## START Stored data

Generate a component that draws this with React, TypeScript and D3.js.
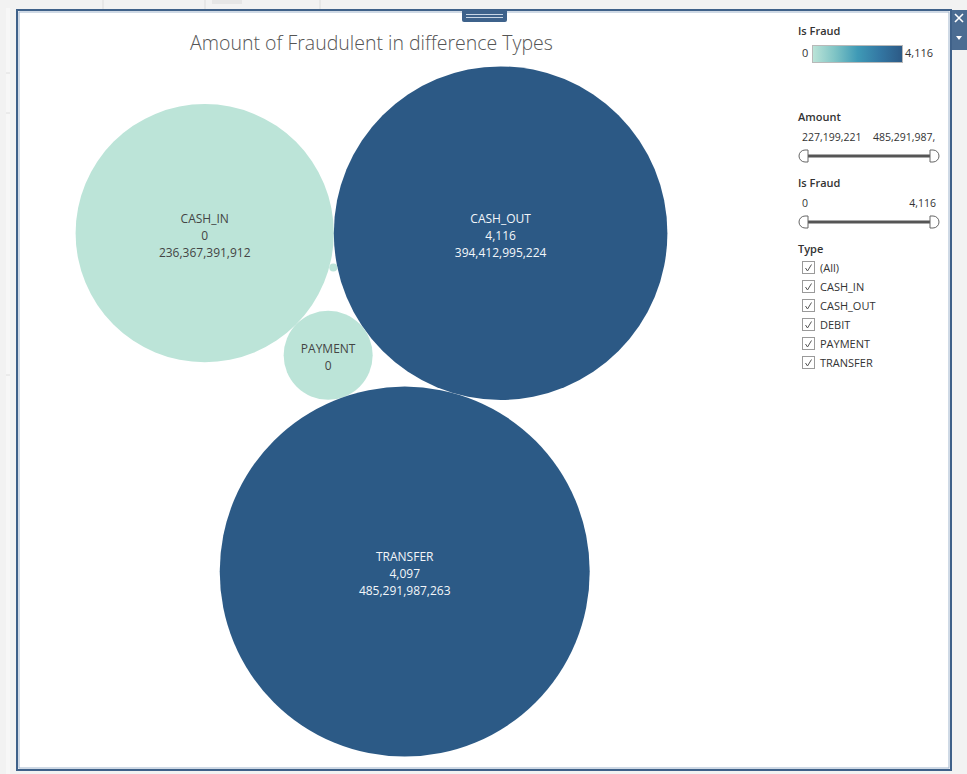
import React from "react";
import * as d3 from "d3";

// ---- data ----
const types = ["CASH_IN", "CASH_OUT", "DEBIT", "PAYMENT", "TRANSFER"];
const amounts = [236367391912, 394412995224, 227199221, 28093371138, 485291987263];
const fraudCounts = [0, 4116, 0, 0, 4097];
const filterTypes = ["(All)", "CASH_IN", "CASH_OUT", "DEBIT", "PAYMENT", "TRANSFER"];
const amountRangeLabels = ["227,199,221", "485,291,987,"];
const fraudRangeLabels = ["0", "4,116"];

const W = 967;
const H = 774;
const FONT = "'Open Sans', 'Noto Sans', sans-serif";

type Node = { name: string; amount: number; fraud: number; r: number; x: number; y: number };

function tangentTo(a: Node, b: Node, r: number, side: number) {
  const dA = a.r + r;
  const dB = b.r + r;
  const dx = b.x - a.x;
  const dy = b.y - a.y;
  const d = Math.hypot(dx, dy);
  const ux = dx / d;
  const uy = dy / d;
  const along = (dA * dA - dB * dB + d * d) / (2 * d);
  const h = Math.sqrt(Math.max(0, dA * dA - along * along));
  const px = -uy;
  const py = ux;
  return { x: a.x + along * ux + side * h * px, y: a.y + along * uy + side * h * py };
}

function layout(): Node[] {
  const maxAmt = d3.max(amounts) as number;
  const rScale = d3.scaleSqrt().domain([0, maxAmt]).range([0, 185]);
  const nodes: Node[] = types.map((t, i) => ({
    name: t,
    amount: amounts[i],
    fraud: fraudCounts[i],
    r: rScale(amounts[i]),
    x: 0,
    y: 0,
  }));
  const by = (n: string) => nodes.find((d) => d.name === n)!;
  const co = by("CASH_OUT");
  const ci = by("CASH_IN");
  const pay = by("PAYMENT");
  const deb = by("DEBIT");
  const tr = by("TRANSFER");
  co.x = 0;
  co.y = 0;
  ci.x = -(co.r + ci.r);
  ci.y = 0;
  Object.assign(pay, tangentTo(ci, co, pay.r, 1));
  Object.assign(deb, tangentTo(ci, co, deb.r, 1));
  Object.assign(tr, tangentTo(co, pay, tr.r, -1));
  // center bounding box in plot area
  const x0 = d3.min(nodes, (d) => d.x - d.r)!;
  const x1 = d3.max(nodes, (d) => d.x + d.r)!;
  const y0 = d3.min(nodes, (d) => d.y - d.r)!;
  const y1 = d3.max(nodes, (d) => d.y + d.r)!;
  const cx = 371.5;
  const cy = 411.5;
  const ox = cx - (x0 + x1) / 2;
  const oy = cy - (y0 + y1) / 2;
  nodes.forEach((d) => {
    d.x += ox;
    d.y += oy;
  });
  return nodes;
}

const colorStops = ["#bce4d8", "#7fc4c5", "#3f9ab6", "#3377a3", "#2c5985"];
const interp = d3.piecewise(d3.interpolateRgb, colorStops);
const maxFraud = d3.max(fraudCounts) as number;
const color = d3.scaleSequential(interp).domain([0, maxFraud]);
const fmt = d3.format(",");

function textWidth(s: string, size: number) {
  // approximate advance widths
  let w = 0;
  for (const ch of s) {
    if (ch === ",") w += 0.26;
    else if (/[0-9]/.test(ch)) w += 0.572;
    else if (ch === "I") w += 0.28;
    else w += 0.65;
  }
  return w * size;
}

function Slider({ y, labels }: { y: number; labels: string[] }) {
  const xl = 803;
  const xr = 935;
  return (
    <g>
      <text x={802} y={y - 15} fontSize={10.5} fill="#333" fontFamily={FONT}>
        {labels[0]}
      </text>
      <text
        x={labels[1].length > 6 ? 873 : 936}
        y={y - 15}
        fontSize={10.5}
        fill="#333"
        fontFamily={FONT}
        textAnchor={labels[1].length > 6 ? "start" : "end"}
      >
        {labels[1]}
      </text>
      <line x1={xl + 3} x2={xr - 3} y1={y} y2={y} stroke="#555" strokeWidth={3} />
      <path
        d={`M${xl + 5},${y - 6} L${xl + 2},${y - 6} A6,6 0 0 0 ${xl + 2},${y + 6} L${xl + 5},${y + 6} Z`}
        fill="#fff"
        stroke="#666"
        strokeWidth={1}
      />
      <path
        d={`M${xr - 5},${y - 6} L${xr - 2},${y - 6} A6,6 0 0 1 ${xr - 2},${y + 6} L${xr - 5},${y + 6} Z`}
        fill="#fff"
        stroke="#666"
        strokeWidth={1}
      />
    </g>
  );
}

export default function App() {
  const nodes = layout();
  const lineH = 17;
  return (
    <svg
      width={W}
      height={H}
      style={{ position: "absolute", left: 0, top: 0, display: "block" }}
      fontFamily={FONT}
    >
      <defs>
        <linearGradient id="legGrad" x1="0" x2="1" y1="0" y2="0">
          {colorStops.map((c, i) => (
            <stop key={i} offset={i / (colorStops.length - 1)} stopColor={c} />
          ))}
        </linearGradient>
        <clipPath id="plotClip">
          <rect x={19} y={12} width={930} height={756} />
        </clipPath>
      </defs>
      {/* page background */}
      <rect x={0} y={0} width={W} height={H} fill="#f2f2f2" />
      <rect x={6} y={8} width={4} height={H} fill="#f7f7f7" />
      {[73, 113, 375].map((yy) => (
        <line key={yy} x1={6} x2={10} y1={yy} y2={yy} stroke="#dedede" />
      ))}
      {[103, 205, 320].map((xx) => (
        <line key={xx} x1={xx} x2={xx} y1={0} y2={9} stroke="#dcdcdc" />
      ))}
      <rect x={212} y={0} width={30} height={4} fill="#e6e6e6" />
      {/* main frame */}
      <rect x={17} y={10} width={934} height={760} fill="#fff" stroke="#3f6189" strokeWidth={2} />
      <rect x={19} y={12} width={930} height={756} fill="none" stroke="#9fb4cc" strokeWidth={1} />
      {/* right tab */}
      <rect x={952} y={10} width={15} height={40} fill="#4b6c92" />
      <path d="M955,14 L963,22 M963,14 L955,22" stroke="#fff" strokeWidth={1.6} />
      <path d="M956,36 L962,36 L959,40 Z" fill="#fff" />
      {/* handle */}
      <path d="M462,10 L507,10 L507,20 Q507,22 505,22 L464,22 Q462,22 462,20 Z" fill="#3e628b" />
      <line x1={466} x2={503} y1={14.5} y2={14.5} stroke="#c9d6e5" strokeWidth={1} />
      <line x1={466} x2={503} y1={17.5} y2={17.5} stroke="#c9d6e5" strokeWidth={1} />
      {/* title */}
      <text x={371.5} y={49.5} textAnchor="middle" fontSize={19.5} fontWeight={300} fill="#555">
        Amount of Fraudulent in difference Types
      </text>
      {/* bubbles */}
      <g clipPath="url(#plotClip)">
        {nodes.map((d) => (
          <circle key={d.name} cx={d.x} cy={d.y} r={d.r} fill={color(d.fraud)} />
        ))}
        {nodes.map((d) => {
          const all = [d.name, fmt(d.fraud), fmt(d.amount)];
          const lines: string[] = [];
          for (const s of all) {
            if (textWidth(s, 12) < 2 * d.r - 6 && (lines.length + 1) * lineH < 2 * d.r - 10) lines.push(s);
            else break;
          }
          const fill = d.fraud > maxFraud / 2 ? "#f3f6f9" : "#444";
          return (
            <g key={d.name + "-l"}>
              {lines.map((s, i) => (
                <text
                  key={i}
                  x={d.x}
                  y={d.y + (i - (lines.length - 1) / 2) * lineH + 2}
                  textAnchor="middle"
                  dominantBaseline="central"
                  fontSize={12}
                  fill={fill}
                >
                  {s}
                </text>
              ))}
            </g>
          );
        })}
      </g>
      {/* legend: color */}
      <text x={798} y={35} fontSize={11} fontWeight={600} fill="#333">
        Is Fraud
      </text>
      <text x={802} y={57} fontSize={11} fill="#333">
        {fmt(0)}
      </text>
      <rect x={812.5} y={45.5} width={90} height={17} fill="url(#legGrad)" stroke="#b9b9b9" />
      <text x={905} y={57} fontSize={11} fill="#333">
        {fmt(maxFraud)}
      </text>
      {/* amount filter */}
      <text x={798} y={121} fontSize={11} fontWeight={600} fill="#333">
        Amount
      </text>
      <Slider y={156} labels={amountRangeLabels} />
      <text x={798} y={187} fontSize={11} fontWeight={600} fill="#333">
        Is Fraud
      </text>
      <Slider y={222} labels={fraudRangeLabels} />
      {/* type filter */}
      <text x={798} y={253} fontSize={11} fontWeight={600} fill="#333">
        Type
      </text>
      {filterTypes.map((t, i) => {
        const yy = 268 + i * 19;
        return (
          <g key={t}>
            <rect x={802.5} y={yy - 6.5} width={12} height={12} fill="#fff" stroke="#9a9a9a" />
            <path
              d={`M${805.5},${yy} L${807.5},${yy + 3} L${811.5},${yy - 3.5}`}
              fill="none"
              stroke="#555"
              strokeWidth={1}
            />
            <text x={820} y={yy + 4} fontSize={11} fill="#333">
              {t}
            </text>
          </g>
        );
      })}
    </svg>
  );
}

## END Stored data

→ Written request
From the first line above through the line containing "string; amount: number;", copy everything exactly, without the pictures.

→ Output for this task
Generate a component that draws this with React, TypeScript and D3.js.
import React from "react";
import * as d3 from "d3";

// ---- data ----
const types = ["CASH_IN", "CASH_OUT", "DEBIT", "PAYMENT", "TRANSFER"];
const amounts = [236367391912, 394412995224, 227199221, 28093371138, 485291987263];
const fraudCounts = [0, 4116, 0, 0, 4097];
const filterTypes = ["(All)", "CASH_IN", "CASH_OUT", "DEBIT", "PAYMENT", "TRANSFER"];
const amountRangeLabels = ["227,199,221", "485,291,987,"];
const fraudRangeLabels = ["0", "4,116"];

const W = 967;
const H = 774;
const FONT = "'Open Sans', 'Noto Sans', sans-serif";

type Node = { name: string; amount: number; fraud: number; r: number; x: number; y: number };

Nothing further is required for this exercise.